After 2013’s uneven Afraid of Heights and this year’s decent but unmemorable Cloud Nothings collab album No Life for Me, long-time Wavves fans would be forgiven for thinking that the band’s best days are behind them. Yet V is a real return to form for the Nathan Williams-fronted group. One of 2015’s easiest listens, the album breezes by in a zippy 31 minutes, not letting off on the tempo for a second.
Musically, the album is Wavves’s simplest yet. Wavves’s roots in surf rock and garage rock take something of a back seat and gone are the Animal Collective-like psychedelic synth experiments of 2010’s King of the Beach; what remains are lean pop-punk earworms. No wheels are reinvented here; the guitars are suitably distorted, fast and melodic, and Williams’s lyrics present him as someone who would make Holden Caulfield look well-adjusted. Full of angst and confused self-loathing, Williams seems as miserable as ever: “Have I lived too long? / Why does my head hurt?”, opener ‘Heavy Metal Detox’ moodily asks (Wavves’s frontman seems rather preoccupied with his head; another track is straightforwardly titled ‘My Head Hurts’). But Williams’s latest cause for existential dread is allegedly his recent break-up. Relationship woes certainly permeate the album: “I’ll always be lost without you” (‘Pony’), “You don’t know what you mean / To me, to me, to me” (‘All The Same’), “I bet she doesn’t know my name” (‘My Head Hurts’). These sentiments are not exactly subtle, profound or original, but they serve their purpose; and with choruses as anthemic as those on offer on V, who needs nuance?

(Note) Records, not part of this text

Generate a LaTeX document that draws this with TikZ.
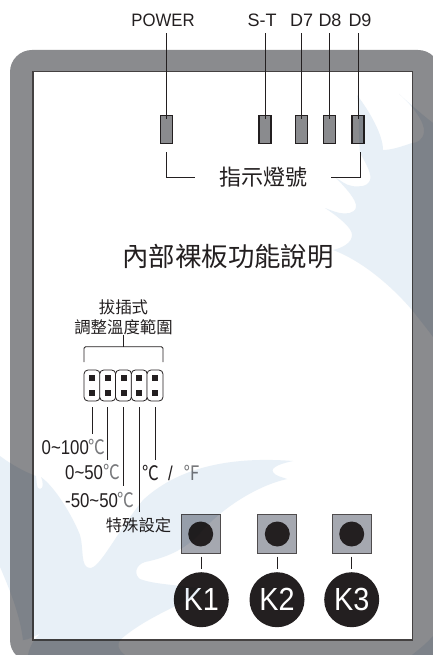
\documentclass[tikz,border=0pt]{standalone}
\usepackage{fontspec}
\setmainfont{Liberation Sans}
\newfontfamily\cjkfont{Noto Sans CJK TC}
\usetikzlibrary{positioning}
\definecolor{inkdark}{HTML}{231F20}
\definecolor{casegray}{HTML}{8A8B8E}
\definecolor{keygray}{HTML}{A5A8B0}
\definecolor{waterblue}{HTML}{E8F0F7}
\definecolor{unitgray}{HTML}{77787B}

\begin{document}
\begin{tikzpicture}[
        x=1pt, y=-1pt,
        text=inkdark,
        lead/.style={draw=inkdark, line width=0.9pt},
        led/.style={draw=inkdark, fill=casegray, line width=1.1pt, minimum width=12pt, minimum height=28pt, inner sep=0pt, outer sep=0pt},
        ledname/.style={font=\fontsize{18}{20}\selectfont, inner sep=0pt, text height=13pt, text depth=0pt},
        jumper/.style={draw=inkdark, fill=white, line width=0.8pt, rounded corners=4pt, minimum width=16pt, minimum height=31pt, inner sep=0pt, outer sep=0pt},
        jumperpin/.style={fill=inkdark, minimum size=6pt, inner sep=0pt, outer sep=0pt},
        rangename/.style={font=\fontsize{20}{22}\selectfont, inner sep=0pt, text height=14pt, text depth=0pt},
        keybox/.style={draw=inkdark!80, fill=keygray, line width=0.8pt, minimum size=39pt, inner sep=0pt, outer sep=0pt},
        keycap/.style={circle, fill=inkdark, minimum size=25pt, inner sep=0pt},
        keyname/.style={circle, fill=inkdark, text=white, minimum size=55pt, inner sep=0pt, outer sep=0pt, font=\fontsize{32}{34}\selectfont}
        ]
        \def\unit#1{{\cjkfont\color{unitgray}#1}}
        \def\slim#1#2{\scalebox{#1}[1]{#2}}
        \clip (0,0) rectangle (433,655);
        \fill[white] (0,0) rectangle (433,655);
        
        % --- Case and inner panel ---
        \fill[casegray, rounded corners=22pt] (10,50) rectangle (440,662);
        \draw[fill=white, draw=inkdark!85, line width=1.1pt] (33,71.5) rectangle (412.5,640);
        
        % LEDs
        \node[led] (led_power) at (166.5,129.5) {};
        \node[led] (led_st)    at (265,129.5)   {};
        \node[led] (led_d7)    at (301.7,129.5) {};
        \node[led] (led_d8)    at (329.8,129.5) {};
        \node[led] (led_d9)    at (358,129.5)   {};
        
        % LED names
        \node[ledname] (name_power) at (163,20)   {\slim{.93}{POWER}};
        \node[ledname] (name_st)    at (262,20)   {S-T};
        \node[ledname] (name_d7)    at (301.7,20) {D7};
        \node[ledname] (name_d8)    at (330,20)   {D8};
        \node[ledname] (name_d9)    at (360,20)   {D9};
        
        % Titles
        \node[font=\cjkfont\fontsize{22}{24}\selectfont, inner sep=0pt] (led_title) at (263,177) {指示燈號};
        \node[font=\cjkfont\fontsize{26.4}{28}\selectfont, inner sep=0pt] (board_title) at (228,257) {內部裸板功能說明};
        \node[font=\cjkfont\fontsize{16.4}{20}\selectfont, inner sep=0pt, align=center] (jumper_title) at (123.5,317) {拔插式\\調整溫度範圍};
        
        % Jumper block
        \node[jumper] (jp1) at (92,385.5)    {};
        \node[jumper] (jp2) at (107.7,385.5) {};
        \node[jumper] (jp3) at (123.5,385.5) {};
        \node[jumper] (jp4) at (139.3,385.5) {};
        \node[jumper] (jp5) at (155,385.5)   {};
        
        \node[jumperpin] (pin1a) at (92,378.3)    {};
        \node[jumperpin] (pin1b) at (92,392.7)    {};
        \node[jumperpin] (pin2a) at (107.7,378.3) {};
        \node[jumperpin] (pin2b) at (107.7,392.7) {};
        \node[jumperpin] (pin3a) at (123.5,378.3) {};
        \node[jumperpin] (pin3b) at (123.5,392.7) {};
        \node[jumperpin] (pin4a) at (139.3,378.3) {};
        \node[jumperpin] (pin4b) at (139.3,392.7) {};
        \node[jumperpin] (pin5a) at (155,378.3)   {};
        \node[jumperpin] (pin5b) at (155,392.7)   {};
        
        % Range names
        \node[rangename, anchor=west] (range_100)  at (41.5,447.5) {\slim{.84}{0\char`\~100\unit{℃}}};
        \node[rangename, anchor=west] (range_50)   at (65,472)     {\slim{.84}{0\char`\~50\unit{℃}}};
        \node[rangename, anchor=west] (range_5050) at (65,500)     {\slim{.84}{-50\char`\~50\unit{℃}}};
        \node[rangename, anchor=west] (range_unit) at (142,473)    {\slim{.84}{{\cjkfont ℃}\hspace{11pt}/\hspace{13pt}\unit{℉}}};
        \node[font=\cjkfont\fontsize{16.3}{18}\selectfont, inner sep=0pt, text height=12pt, text depth=1pt] (range_special) at (138.5,526) {特殊設定};
        
        % Keys
        \node[keybox] (box_k1) at (200.7,534) {};
        \node[keybox] (box_k2) at (277.3,534) {};
        \node[keybox] (box_k3) at (351.7,534) {};
        \node[keycap] (cap_k1) at (box_k1) {};
        \node[keycap] (cap_k2) at (box_k2) {};
        \node[keycap] (cap_k3) at (box_k3) {};
        \node[keyname] (k1) at (201.3,599.7) {\slim{.9}{K1}};
        \node[keyname] (k2) at (277,599.7)   {\slim{.9}{K2}};
        \node[keyname] (k3) at (351.7,599.7) {\slim{.9}{K3}};
        
        % Arrows
        \draw[lead, shorten <=6.5pt] (led_power.north |- name_power.south) -- ([yshift=-4pt]led_power.north);
        \draw[lead, shorten <=6.5pt] (led_st.north |- name_st.south) -- ([yshift=-4pt]led_st.north);
        \draw[lead, shorten <=6.5pt] (led_d7.north |- name_d7.south) -- ([yshift=-4pt]led_d7.north);
        \draw[lead, shorten <=6.5pt] (led_d8.north |- name_d8.south) -- ([yshift=-4pt]led_d8.north);
        \draw[lead, shorten <=6.5pt] (led_d9.north |- name_d9.south) -- ([yshift=-4pt]led_d9.north);
        
        \draw[lead, shorten <=9pt, shorten >=24pt] (led_power.south) |- (led_title.west);
        \draw[lead, shorten <=9pt, shorten >=24pt] ([xshift=2pt]led_d9.south) |- (led_title.east);
        
        \draw[lead] (jumper_title.south) -- ++(0,12) coordinate (brace_mid);
        \coordinate (brace_l) at (jp1.north west |- 0,362);
        \coordinate (brace_r) at (jp5.north east |- 0,362);
        \draw[lead, rounded corners=1.5pt] (brace_l) |- (brace_mid) -| (brace_r);
        
        \draw[lead, shorten <=6pt, shorten >=6pt] (jp1.south) -- (jp1.south |- range_100.north);
        \draw[lead, shorten <=6pt, shorten >=5pt] (jp2.south) -- (jp2.south |- range_50.north);
        \draw[lead, shorten <=6pt, shorten >=7pt] (jp3.south) -- (jp3.south |- range_5050.north);
        \draw[lead, shorten <=6pt, shorten >=7pt] (jp4.south) -- (jp4.south |- range_special.north);
        \draw[lead, shorten <=6pt, shorten >=6pt] (jp5.south) -- (jp5.south |- range_unit.north);
        
        \draw[lead, shorten <=3pt, shorten >=3pt] (k1.north |- box_k1.south) -- (k1.north);
        \draw[lead, shorten <=3pt, shorten >=3pt] (k2.north |- box_k2.south) -- (k2.north);
        \draw[lead, shorten <=3pt, shorten >=3pt] (k3.north |- box_k3.south) -- (k3.north);
        
        % --- Watermark over everything ---
        \fill[waterblue, blend mode=multiply]
            (399,94) .. controls (412,105) and (425,122) .. (424,132)
            .. controls (423,140) and (417,143) .. (412,143)
            .. controls (403,146) and (392,150) .. (383,150)
            .. controls (383,135) and (370,112) .. (357,95)
            .. controls (360,115) and (358,135) .. (360,153)
            .. controls (367,165) and (372,175) .. (370,180)
            .. controls (368,187) and (358,187) .. (352,186)
            .. controls (345,185) and (340,180) .. (335,177)
            .. controls (345,187) and (357,200) .. (356,207)
            .. controls (355,214) and (345,214) .. (340,213)
            .. controls (335,212) and (330,210) .. (325,208)
            .. controls (340,218) and (352,228) .. (352,235)
            .. controls (352,243) and (342,248) .. (333,250)
            .. controls (365,262) and (395,290) .. (412,310)
            .. controls (420,320) and (428,330) .. (433,337)
            -- (433,123) .. controls (420,113) and (408,102) .. (399,94) -- cycle;
        \fill[waterblue, blend mode=multiply]
            (0,456) .. controls (12,465) and (25,472) .. (36,476)
            .. controls (37,482) and (36,489) .. (40,489)
            .. controls (44,489) and (43,481) .. (41,477)
            .. controls (55,487) and (72,515) .. (80,535)
            .. controls (84,548) and (80,568) .. (90,568)
            .. controls (100,568) and (115,535) .. (143,500)
            .. controls (170,475) and (215,455) .. (293,461)
            .. controls (283,463) and (270,467) .. (273,472)
            .. controls (275,476) and (282,477) .. (287,479)
            .. controls (260,485) and (225,505) .. (200,533)
            .. controls (185,550) and (165,558) .. (145,562)
            .. controls (135,565) and (134,575) .. (140,579)
            .. controls (155,585) and (185,585) .. (208,590)
            .. controls (180,605) and (145,618) .. (120,640)
            .. controls (117,645) and (118,650) .. (125,655)
            -- (28,655) .. controls (30,645) and (35,638) .. (41,633)
            .. controls (35,636) and (28,640) .. (23,640)
            .. controls (20,615) and (10,590) .. (0,567) -- cycle;
        \fill[waterblue, blend mode=multiply] (433,636) .. controls (425,645) and (418,650) .. (412,655) -- (433,655) -- cycle;
        
    \end{tikzpicture}
\end{document}
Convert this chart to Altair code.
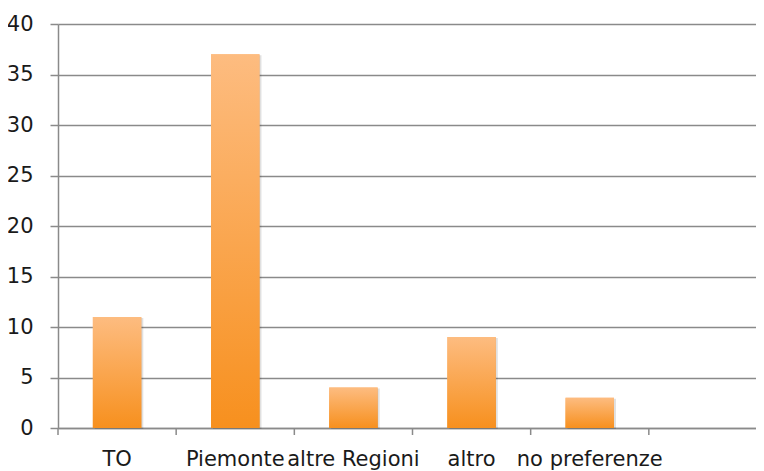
import altair as alt
import pandas as pd

categories = ["TO", "Piemonte", "altre Regioni", "altro", "no preferenze"]
values = [11, 37, 4, 9, 3]
slots = categories + [" "]  # empty sixth slot on the category axis
y_ticks = [0, 5, 10, 15, 20, 25, 30, 35, 40]

bars_df = pd.DataFrame({"cat": categories, "val": values})
ticks_df = pd.DataFrame({"cat": slots})

W, H = 698, 404
RANGE_W = 709
PI, PO = 0.59, 0.295
step = RANGE_W / len(slots)
GRAY = "#8a8a8a"
FONT = "DejaVu Sans"
FS = 21

xscale = alt.Scale(domain=slots, range=[0, RANGE_W], paddingInner=PI, paddingOuter=PO)
yscale = alt.Scale(domain=[0, 40], nice=False)

x_axis = alt.Axis(title=None, ticks=False, labelAngle=0, labelFont=FONT,
                  labelFontSize=FS, labelColor="#1a1a1a", labelPadding=20,
                  labelOverlap=False, domainColor=GRAY, domainWidth=1.5,
                  grid=False, labelBound=False)
y_axis = alt.Axis(title=None, values=y_ticks, grid=True, gridColor=GRAY,
                  gridWidth=1.5, domainColor=GRAY, domainWidth=1.5,
                  tickColor=GRAY, tickWidth=1.5, tickSize=8,
                  labelFont=FONT, labelFontSize=FS, labelColor="#1a1a1a",
                  labelPadding=17)

x_enc = alt.X("cat:N", scale=xscale, sort=slots, axis=x_axis)
y_enc = alt.Y("val:Q", scale=yscale, axis=y_axis)

grad = alt.LinearGradient(
    gradient="linear",
    stops=[alt.GradientStop(color="#FDBC80", offset=0),
           alt.GradientStop(color="#F7901E", offset=1)],
    x1=0, x2=0, y1=0, y2=1,
)

bars = alt.Chart(bars_df).mark_bar(color=grad).encode(x=x_enc, y=y_enc)

shadow = alt.Chart(bars_df).mark_bar(color="#000000", opacity=0.12, xOffset=2, yOffset=1).encode(
    x=x_enc, y=y_enc
)

xticks = alt.Chart(ticks_df).mark_rule(color=GRAY, strokeWidth=1.5, xOffset=-step / 2).encode(
    x=x_enc,
    y=alt.value(H),
    y2=alt.value(H + 7),
)

chart = alt.layer(bars, shadow, bars, xticks).properties(
    width=W, height=H,
    autosize=alt.AutoSizeParams(type="none"),
    padding={"left": 50, "top": 16, "right": 0, "bottom": 43},
).configure_view(stroke=None)

chart.save("out.html", embed_options={"renderer": "svg", "actions": False})
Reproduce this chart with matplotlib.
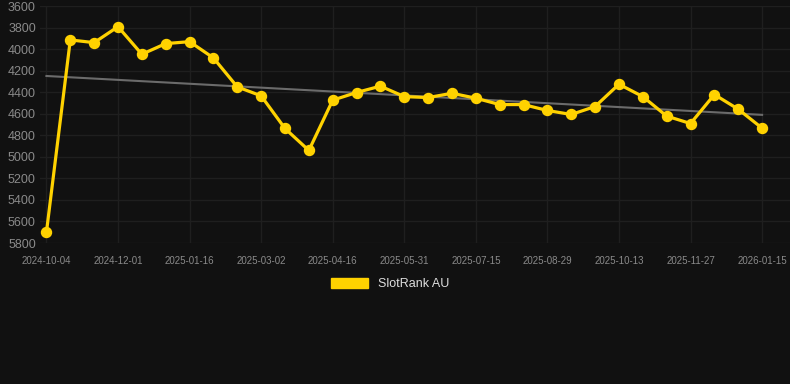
import numpy as np
import matplotlib
matplotlib.use("Agg")
import matplotlib.pyplot as plt
from matplotlib.patches import Patch

# SlotRank AU, one point roughly every two weeks
ranks = [5700, 3915, 3940, 3792, 4048, 3949, 3931, 4082, 4351, 4434,
         4737, 4941, 4474, 4403, 4344, 4441, 4450, 4410, 4456, 4515,
         4515, 4570, 4607, 4533, 4326, 4441, 4622, 4691, 4422, 4558, 4734]
tick_labels = ['2024-10-04', '2024-12-01', '2025-01-16', '2025-03-02', '2025-04-16',
               '2025-05-31', '2025-07-15', '2025-08-29', '2025-10-13', '2025-11-27',
               '2026-01-15']
y_ticks = [3600, 3800, 4000, 4200, 4400, 4600, 4800, 5000, 5200, 5400, 5600, 5800]

bg = '#111111'
yellow = '#ffd200'
text_col = '#8a8a8a'

x = np.arange(len(ranks))

fig = plt.figure(figsize=(7.9, 3.84), dpi=100, facecolor=bg)
ax = fig.add_axes([40 / 790, 1 - 243 / 384, 750 / 790, 237 / 384])
ax.set_facecolor(bg)

# linear trend
k, b = np.polyfit(x, ranks, 1)
ax.plot(x, k * x + b, color='#6b6b6b', lw=1.5, zorder=2)

ax.plot(x, ranks, color=yellow, lw=2.3, marker='o', ms=7.2, zorder=3)

ax.set_ylim(5800, 3600)
ax.set_yticks(y_ticks)
ax.set_xlim(-0.27, 31.17)
ax.set_xticks(x[::3])
ax.set_xticklabels(tick_labels)

ax.grid(True, color='#1f1f1f', lw=1.0)
ax.set_axisbelow(True)
for s in ax.spines.values():
    s.set_visible(False)
ax.tick_params(length=0, colors=text_col)
ax.tick_params(axis='y', labelsize=9, pad=3)
ax.tick_params(axis='x', labelsize=7, pad=9)
for lbl in ax.get_xticklabels() + ax.get_yticklabels():
    lbl.set_family('Liberation Sans')

leg = fig.legend(handles=[Patch(color=yellow, label='SlotRank AU')],
                 loc='center', bbox_to_anchor=(390 / 790, 1 - 284 / 384),
                 frameon=False, handlelength=3.0, handleheight=0.9,
                 prop={'family': 'Liberation Sans', 'size': 9})
for t in leg.get_texts():
    t.set_color('#dddddd')

fig.savefig('out.png', dpi=100, facecolor=bg)
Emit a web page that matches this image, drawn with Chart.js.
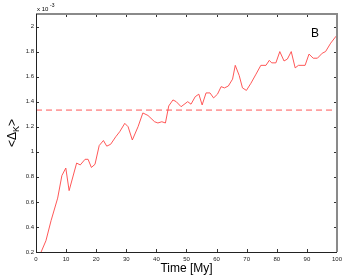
<!DOCTYPE html>
<html><head><meta charset="utf-8">
<script src="https://cdn.jsdelivr.net/npm/chart.js@4/dist/chart.umd.min.js"></script>
<style>html,body{margin:0;padding:0;background:#fff}#wrap{width:346px;height:277px}</style>
</head><body><div id="wrap"><canvas id="c" width="346" height="277"></canvas></div>
<script>
const timeMy = [1.7,3.3,5.0,7.2,8.6,9.9,11.0,13.5,14.7,16.3,17.3,18.4,19.6,21.0,22.4,23.5,24.8,26.5,27.8,29.5,30.6,32.0,33.9,35.5,37.2,39.4,40.5,41.8,43.0,44.1,45.5,46.6,48.2,50.4,51.5,52.9,54.1,55.2,56.5,57.8,59.0,60.3,61.5,62.6,63.9,65.3,66.2,67.5,68.6,69.9,71.4,73.1,74.7,76.4,77.5,78.3,79.7,81.0,82.4,83.5,84.8,86.1,87.2,89.4,90.7,92.1,93.5,95.1,96.2,97.9,99.6,100];
const deltaK = [0.20,0.29,0.45,0.63,0.81,0.87,0.69,0.91,0.895,0.94,0.94,0.875,0.90,1.05,1.09,1.045,1.06,1.12,1.16,1.227,1.20,1.094,1.20,1.31,1.29,1.24,1.23,1.24,1.23,1.366,1.414,1.40,1.36,1.40,1.38,1.44,1.46,1.374,1.47,1.47,1.43,1.46,1.52,1.51,1.525,1.58,1.69,1.61,1.51,1.49,1.547,1.62,1.69,1.69,1.73,1.71,1.71,1.80,1.725,1.74,1.80,1.67,1.69,1.69,1.78,1.747,1.747,1.787,1.80,1.867,1.92,1.93];
const meanTime = [0,100];
const meanValue = [1.333,1.333];
const xTicks = [0,10,20,30,40,50,60,70,80,90,100];
const yTicks = [0.2,0.4,0.6,0.8,1,1.2,1.4,1.6,1.8,2];

const RED = 'rgba(255,70,70,0.9)';
const boxPlugin = {
  id:'box',
  afterDraw(chart){
    const {ctx, chartArea:a, scales:{x,y}} = chart;
    ctx.save();
    // ticks inward
    ctx.strokeStyle = '#333'; ctx.lineWidth = 1;
    ctx.beginPath();
    xTicks.forEach(v=>{const px=Math.round(x.getPixelForValue(v))+0.5;
      ctx.moveTo(px,a.bottom); ctx.lineTo(px,a.bottom-3);
      ctx.moveTo(px,a.top); ctx.lineTo(px,a.top+3);});
    yTicks.forEach(v=>{const py=Math.round(y.getPixelForValue(v))+0.5;
      ctx.moveTo(a.left,py); ctx.lineTo(a.left+3,py);
      ctx.moveTo(a.right,py); ctx.lineTo(a.right-3,py);});
    ctx.stroke();
    // top/right gray
    ctx.strokeStyle = '#8a8a8a'; ctx.lineWidth = 2;
    ctx.beginPath();
    ctx.moveTo(a.left,a.top); ctx.lineTo(a.right,a.top); ctx.lineTo(a.right,a.bottom);
    ctx.stroke();
    // left/bottom dark
    ctx.strokeStyle = '#222'; ctx.lineWidth = 1;
    ctx.beginPath();
    ctx.moveTo(a.left+0.5,a.top); ctx.lineTo(a.left+0.5,a.bottom+0.5); ctx.lineTo(a.right,a.bottom+0.5);
    ctx.stroke();
    // texts
    ctx.fillStyle = '#000';
    ctx.textBaseline = 'alphabetic';
    ctx.font = '6px "Liberation Sans", Arial, sans-serif';
    ctx.textAlign = 'left';
    ctx.fillText('x 10', 37, 11);
    ctx.font = '5px "Liberation Sans", Arial, sans-serif';
    ctx.fillText('-3', 50, 7);
    ctx.font = '12px "Liberation Sans", Arial, sans-serif';
    ctx.fillText('B', 311, 37);
    ctx.textAlign = 'center';
    ctx.fillText('Time [My]', (a.left+a.right)/2, 272);
    // y title rotated
    ctx.translate(16, 133);
    ctx.rotate(-Math.PI/2);
    ctx.textAlign = 'left';
    const f1 = '12px "Liberation Sans", Arial, sans-serif';
    const f2 = '9px "Liberation Sans", Arial, sans-serif';
    ctx.font = f1; const w1 = ctx.measureText('<Δ').width; const w3 = ctx.measureText('>').width;
    ctx.font = f2; const w2 = ctx.measureText('K').width;
    let sx = -(w1+w2+w3)/2;
    ctx.font = f1; ctx.fillText('<Δ', sx, 0); sx += w1;
    ctx.font = f2; ctx.fillText('K', sx, 3); sx += w2;
    ctx.font = f1; ctx.fillText('>', sx, 0);
    ctx.restore();
  }
};

new Chart(document.getElementById('c'), {
  type:'line',
  data:{datasets:[
    {data: timeMy.map((t,i)=>({x:t,y:deltaK[i]})), borderColor:RED, borderWidth:1, pointRadius:0, tension:0, fill:false},
    {data: meanTime.map((t,i)=>({x:t,y:meanValue[i]})), borderColor:RED, borderWidth:1, borderDash:[6,4], pointRadius:0, fill:false}
  ]},
  options:{
    responsive:false, animation:false, devicePixelRatio:1,
    layout:{padding:{left:0,top:14,right:8,bottom:0}},
    plugins:{legend:{display:false}, tooltip:{enabled:false}},
    scales:{
      x:{type:'linear', min:0, max:100,
        afterFit(s){s.height=25;},
        afterBuildTicks(s){s.ticks = xTicks.map(v=>({value:v}));},
        grid:{display:false, drawTicks:false}, border:{display:false},
        ticks:{padding:4, maxRotation:0, autoSkip:false, color:'#222', font:{size:6, family:'"Liberation Sans", Arial, sans-serif'}, callback:v=>String(v)}},
      y:{type:'linear', min:0.2, max:2.1,
        afterFit(s){s.width=36;},
        afterBuildTicks(s){s.ticks = yTicks.map(v=>({value:v}));},
        grid:{display:false, drawTicks:false}, border:{display:false},
        ticks:{padding:2, autoSkip:false, color:'#222', font:{size:6, family:'"Liberation Sans", Arial, sans-serif'}, callback:v=>String(Number(v.toFixed(1)))}}
    }
  },
  plugins:[boxPlugin]
});
</script></body></html>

Williams’s lyrics present him as someone who would make Holden Caulfield look well-adjusted
Indeed, almost every song on the record boasts a chorus so catchy that you can practically hear gig crowds shouting them back at the band already. Williams and his bandmates clearly have a keen sense of vocal melody, allowing them to transform their pop-punk-by-numbers lyrics into impassioned (if ultimately asinine) rallying cries for a disaffected generation Y. ‘Wait’, one of the album’s finest tracks, makes good use of a quiet/loud dynamic, with a tense, bass-driven verse that explodes into cries of “I don’t wanna wait! / I don’t wanna wait here!”. It’s genuinely invigorating, and the subsequent track ‘Tarantula’ matches it in intensity with its stop/start refrain of “Every morning / Toxic waste / Everything sucks / If you don’t get your way”.
In an album as consistent as V, it is difficult to pick highlights, but the opening five tracks are worth noting as particularly tight and well-executed. A couple of the tracks here do pale in comparison to others – ‘Redlead’ and ‘Heart Attack’ don’t particularly have much interesting to offer – and it could be argued that the LP is too short, but better to keep it brief than to overstay one’s welcome, I’d argue; incorporating more tracks would only end up diluting the strength of the album.
Overall, V is Wavves at their most accessible and most straight-forward, and they pull it off with panache. The album is an ideal starting point for those who’ve never listened to the band before, too – just be sure to leave your brain at the door and crank up the volume.